My visit was hosted by several colleagues, including my longtime research collaborator Dr. Patrick Crill, Professor of Biogeochemistry and Director of the Geochemistry program in the Department of Geological Sciences at Stockholm University (SU). I met with Dr. Alasdair Skelton, Chairman of the Department of Geological Sciences at Stockholm University (SU), who is extremely supportive of building a program for student exchange and setting up collaborations between UNH and SU.

A day trip to Uddevalla on the western coast of Sweden provided me an opportunity to visit a research site that is just being set up for long term measurement of carbon exchange, a site prime for IROP and graduate student opportunities. I met with Professor Leif Klemedtsson, Coordinator of the Tellus program for research education (http://www.tellus.science.gu.se/) at the University of Gothenburg. He is supportive about my plans to bring students to this unique research site to study the exchange of carbon dioxide and methane, two important greenhouse gases, in peatland and aquatic ecosystems.

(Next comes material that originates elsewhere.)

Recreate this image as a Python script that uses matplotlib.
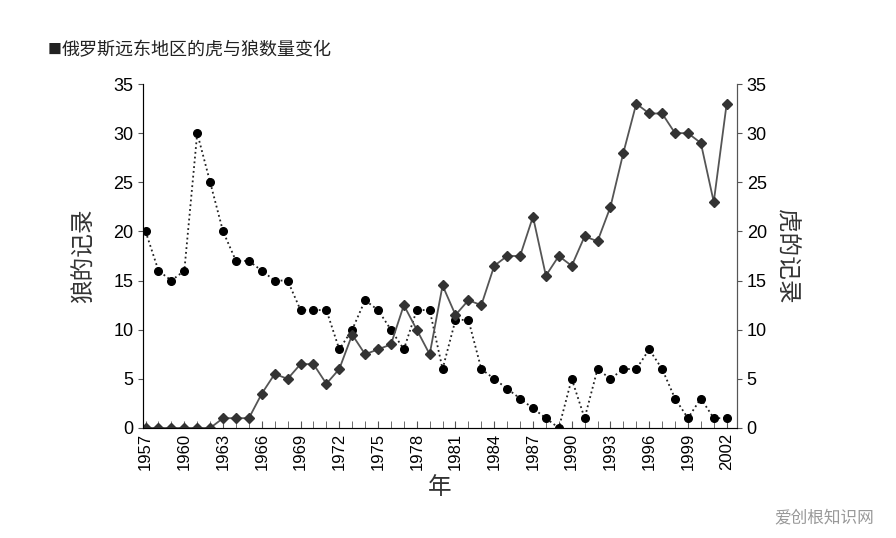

I also spent five days at the Abisko Scientific Research Station (Abisko Naturvetenskapliga Station, ANS; (http://www.linnea.com/~ans/ans.htm) at 68.3°N, a research station that has been actively collecting meteorological data since 1913. It is a region in the subarctic that is currently being impacted by climate change. Much of my time at Abisko was spent on Stordalen mire, a site monitored for emissions of methane and carbon dioxide (see photo); participating in field work, building a boardwalk and installing instrumentation. While at ANS, I met with Dr. Christer Jonasson, Deputy Director, to discuss plans for bringing undergraduates to ANS to do research in the summer. Dr. Jonasson was enthusiastic about the prospect of expanding the international research opportunities especially for undergraduates at ANS and is supporting my proposal to the National Science Foundation’s Research Experience for Undergraduates (REU) program. If funded, I will bring undergraduates from US institutions to ANS to participate in research on the impact of climate change on northern ecosystems.

In addition to broadening research and educational opportunities for myself, current and future students, I experienced for the first time 24 hours of daylight which allowed for long field days and not much sleep. I also shared in some local traditions including reindeer stew and a dip in the glacier-fed Lake Torneträsk, Sweden’s second deepest lake that is generally covered in ice from December until June. I look forward to my return to this unique landscape.